We are what we repeatedly do. Excellence, then, is not an act, but a habit...It makes no small difference, then, whether we form habits of one kind or of another from our very youth; it makes a very great difference, or rather all the difference.
Aristotle, Nicomachean Ethics
The upper school faculty have created a program which turns the old, worn, and ineffective model of “study hall” on its head. We have decided to be more intentional about the use of that time, so that we get the most out of the last period of the day for our students. The purpose of the upper school Agora program is to provide a variation of focused academic support for about 250 upper school students with a wide variety of needs. The word “agora” (Greek: Ἀγορά) refers back to the great meeting spots of the ancient Greek city states.
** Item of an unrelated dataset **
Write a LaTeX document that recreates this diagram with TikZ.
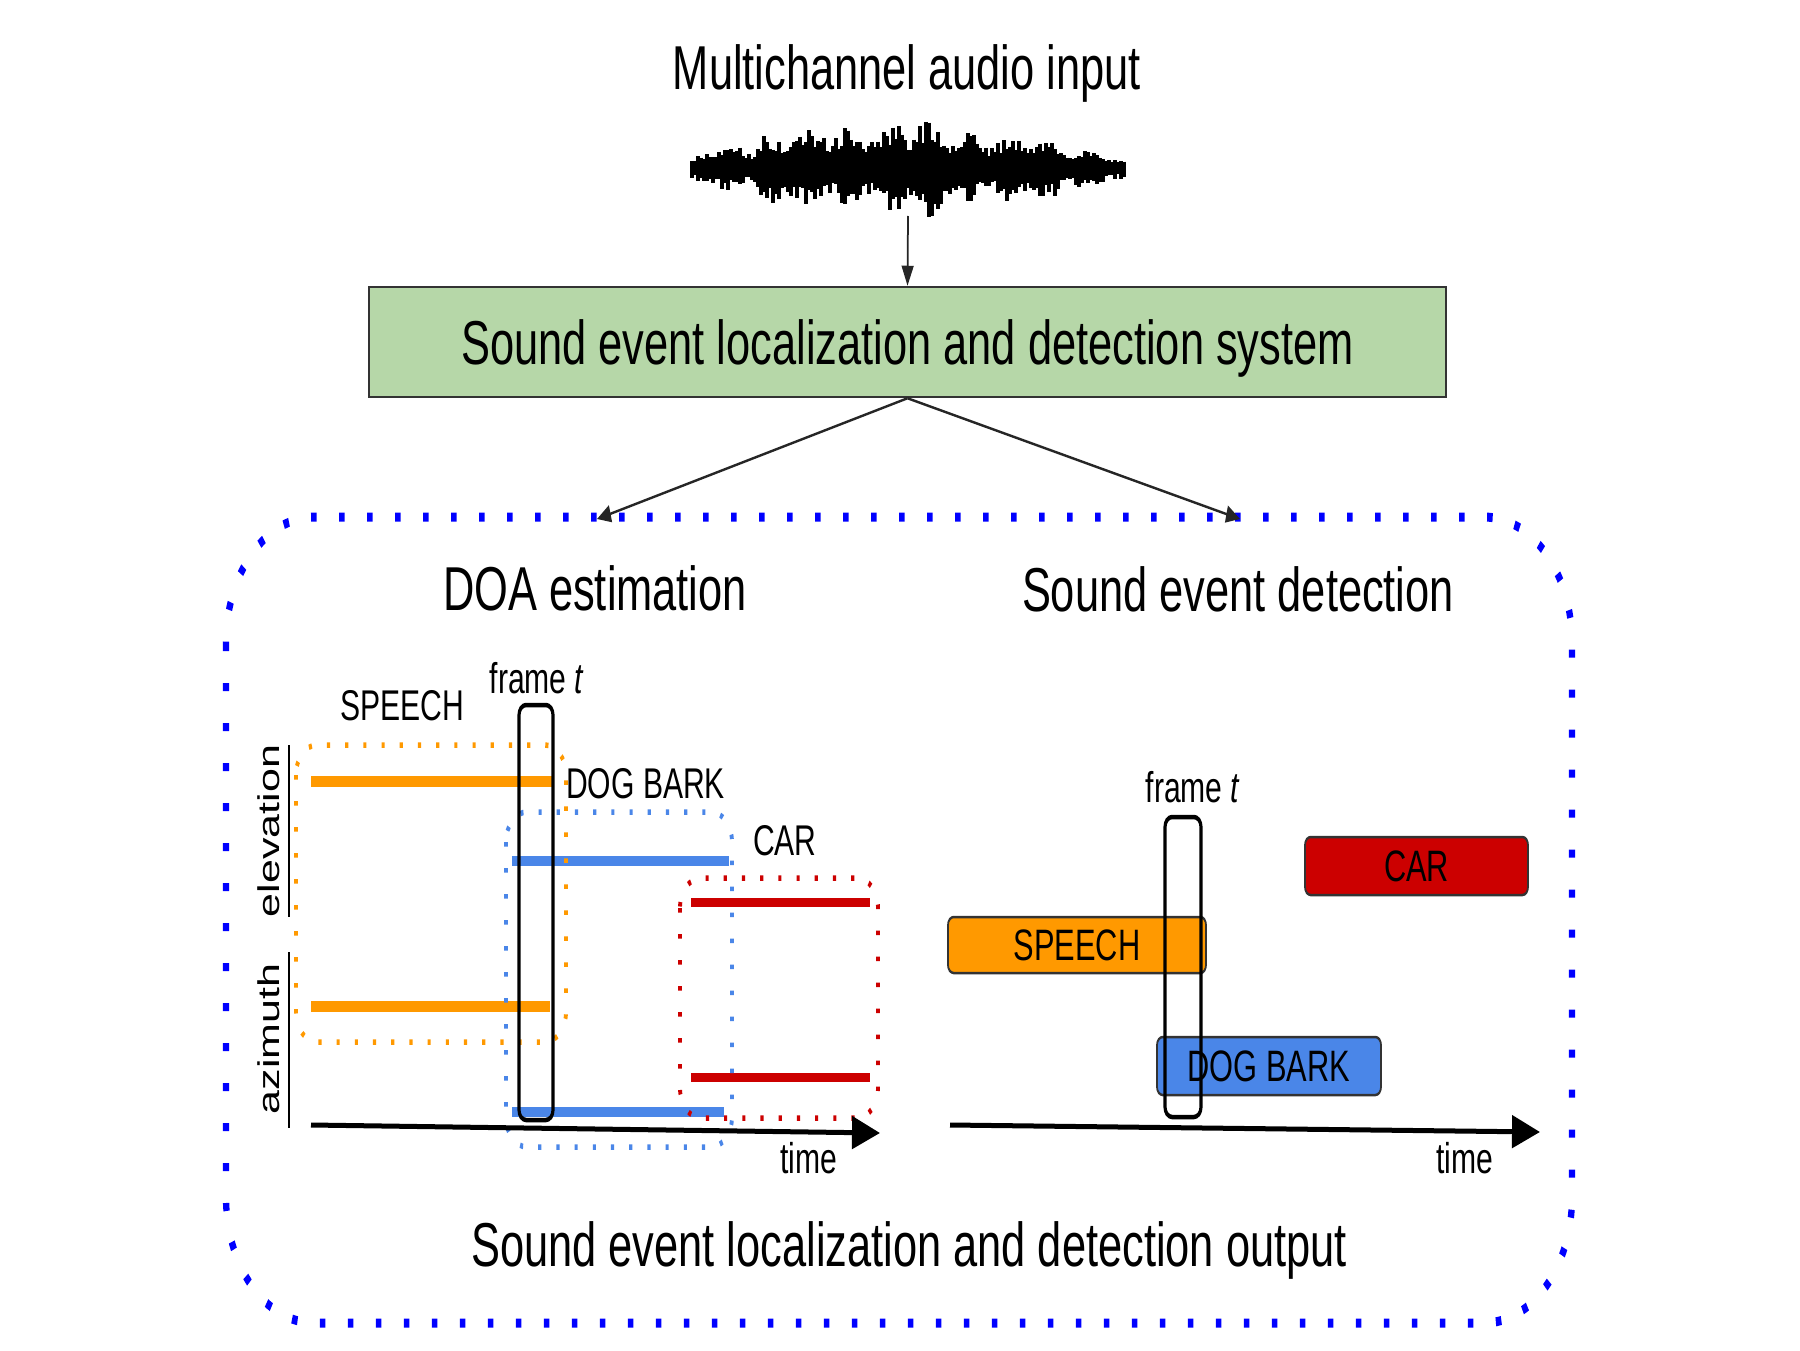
\documentclass[tikz,border=0pt]{standalone}
\usepackage{fontspec}
\setmainfont{Liberation Sans}
\usetikzlibrary{arrows.meta}
\definecolor{boxgreen}{HTML}{B6D7A8}
\definecolor{sorange}{HTML}{FF9900}
\definecolor{sblue}{HTML}{4A86E8}
\definecolor{sred}{HTML}{CC0000}
\definecolor{cblue}{HTML}{0000FF}
\definecolor{edgegray}{HTML}{333333}
\tikzset{
  big/.style={font=\fontsize{62}{70}\selectfont, inner sep=0pt},
  lab/.style={font=\fontsize{43}{50}\selectfont, inner sep=0pt},
  track/.style={line width=10pt},
  dotbox/.style={line width=5.5pt, dash pattern=on 4.5pt off 21.5pt, rounded corners=30pt},
  framebox/.style={draw=black, line width=4.5pt, rounded corners=10pt},
  evbox/.style={draw=edgegray, line width=2.5pt, rounded corners=8pt, inner sep=0pt, font=\fontsize{44}{50}\selectfont},
  axisarrow/.style={line width=5pt, -{Triangle[length=40pt,width=32pt]}},
  thinarrow/.style={line width=2.5pt, draw=black!85, -{Triangle[length=20pt,width=17pt]}},
}
\begin{document}
\begin{tikzpicture}[x=1pt,y=-1pt]
\path[use as bounding box, fill=white] (0,0) rectangle (1800,1351);
\begin{scope}[transform canvas={xscale=0.7}, x=1.4285714pt, y=-1pt]
% waveform
\pgfmathsetseed{5}
\foreach \xx in {692,695,...,1124}{
  \pgfmathsetmacro{\e}{(24+(\xx>755)*12+(\xx>790)*6+(\xx>895)*9-(\xx>945)*9-(\xx>975)*8-(\xx>1040)*(\xx-1040)*0.26)*(0.85+0.15*sin(\xx*9))*min(1,(\xx-684)/18)}
  \pgfmathsetmacro{\ta}{\e*(0.5+0.5*rnd^1.5)}
  \pgfmathsetmacro{\tb}{\e*(0.5+0.5*rnd^1.5)}
  \draw[line width=4.5pt] (\xx,168-\ta) -- (\xx,168+\tb);
}
\node[big, anchor=base] (title) at (907,90) {Multichannel audio input};
\coordinate (wavebot) at (908,216);
\node[draw=edgegray, line width=2.5pt, fill=boxgreen, minimum width=1538pt, minimum height=110pt, big, text height=44pt, text depth=0pt] (sys) at (907.5,342) {Sound event localization and detection system};
\draw[thinarrow] (wavebot) -- (sys.north);
% container
\draw[cblue, line width=9pt, dash pattern=on 8pt off 32pt, rounded corners=126pt] (226,517) rectangle (1572,1323);
\coordinate (doatop) at (597,519);
\coordinate (sedtop) at (1240,519);
\draw[thinarrow] (sys.south) -- (doatop);
\draw[thinarrow] (sys.south) -- (sedtop);
\node[big, anchor=base] (doah) at (595,610) {DOA estimation};
\node[big, anchor=base] (sedh) at (1238,611) {Sound event detection};
\node[big, anchor=base] (outh) at (909,1266) {Sound event localization and detection output};
% DOA plot
\draw[line width=4pt] (289,745) -- (289,917);
\draw[line width=4pt] (289,952) -- (289,1128);
\node[lab, anchor=base, rotate=90] (elev) at (279,831) {elevation};
\node[lab, anchor=base, rotate=90] (azim) at (279,1039) {azimuth};
\draw[track, sorange, line width=11pt] (311,781) -- (553,781);
\draw[track, sorange, line width=11pt] (311,1006) -- (550,1006);
\draw[track, sblue] (512,861) -- (729,861);
\draw[track, sblue] (512,1112) -- (724,1112);
\draw[track, sred, line width=9pt] (691,902) -- (870,902);
\draw[track, sred, line width=9pt] (691,1077) -- (870,1077);
\draw[dotbox, sorange] (296,745) rectangle (566,1042);
\draw[dotbox, sblue] (506,812) rectangle (732,1147);
\draw[dotbox, sred] (680,878) rectangle (878,1118);
\draw[framebox] (519,705) rectangle (553,1120);
\draw[axisarrow] (311,1125) -- (880,1133);
\node[lab, anchor=base] (speechl) at (402,720) {SPEECH};
\node[lab, anchor=base] (frameA) at (537,693) {frame \textit{t}};
\node[lab, anchor=base west] (dogl) at (566,798) {DOG BARK};
\node[lab, anchor=base west] (carl) at (753,855) {CAR};
\node[lab, anchor=base] (timeA) at (809,1173) {time};
% SED plot
\node[evbox, fill=sorange, minimum width=368.6pt, minimum height=56pt] (speechb) at (1077,945) {SPEECH};
\node[evbox, fill=sred, minimum width=318.6pt, minimum height=58pt] (carb) at (1416.5,866) {CAR};
\node[evbox, fill=sblue, minimum width=320pt, minimum height=58pt] (dogb) at (1269,1066) {DOG BARK};
\draw[framebox] (1165,817) rectangle (1201,1117);
\draw[axisarrow] (950,1125) -- (1540,1132);
\node[lab, anchor=base] (frameB) at (1193,802) {frame \textit{t}};
\node[lab, anchor=base] (timeB) at (1465,1173) {time};
\end{scope}
\end{tikzpicture}
\end{document}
The word translates to English as “marketplace.” The agora was a place where military units mustered, where merchants sold their wares, and where politicians would orate about public affairs while philosophers like Socrates would ponder the nature of things. The agora was a place of exchange and public discourse. It was a place for the exchange of things--and of ideas.
This ideal of the Greek agora, the marketplace, the forum of free inquiry and exchange of ideas is the guiding principle around which the Agora program has been built. The program is designed to provide structured academic support for students who have particular academic or disciplinary troubles. If a student needs extra math help, he/she can get focused tutoring during this time. If a student needs one-to-one assistance for a history paper, that is provided for the student. For those who really flourish in all their classes and are hungry for more stimulation, special seminars and events permit students the opportunity to attend presentations, lectures, and discussions held by the faculty. These presentations provide exposure to ideas and topics which are not covered in the curriculum but which support and enrich it. Students may observe or take part in philosophic bull sessions with faculty members on perennial questions such as “What is happiness?” and “What makes a free man?” These offerings, once core coursework has been sufficiently attended to, reach at the very spirit of the agora. Our students develop an autonomous love of learning and relish a free exchange of thought.
To set students along the path which leads to the true agora experience, the upper school faculty will take this time during the first three weeks of the school year to fully instruct the student body in what it means to be an LCS student. Here we introduce students in scholarly habits and ethical principles which helps us carry our our school-wide mission to “assist parents in developing young minds with virtuous character, critical thinking skills, and a passion for learning to become exceptional community stewards.” The following are some of the things that are taught and discussed with students in the first three weeks of Agora:
- The middle school and high school Core Virtues, taught through anecdotes from literature and history
- Basic routines and expectations of LCS students
- What it means to conduct oneself as a young lady or gentleman at LCS
- Organization skills and student planner use
Our guiding principle for how we use Agora time, following Aristotle, is habit. According to Aristotle, virtue is not doing something well once, but many times and out of habit. We also recognize that habit develops only with time and repetition. Moreover, “old habits die hard” and so it sometimes takes time to break old habits in order to establish new ones. Therefore, our faculty looks for habitual change in a student’s academic and ethical character over time rather than a brief spurt in performance for one or two days. To best set our students up for long-term success, we believe it vital to groom our students’ habits patiently. The development of virtuous habits over time will instill in LCS students the responsibility needed to take full advantage of the spirit of the agora. An undisciplined student cannot reap the rewards of a truly free human being. Human freedom, the product of a classical/liberal education such as ours, comes only to the self-disciplined individual who has become so through the formation of virtuous habits.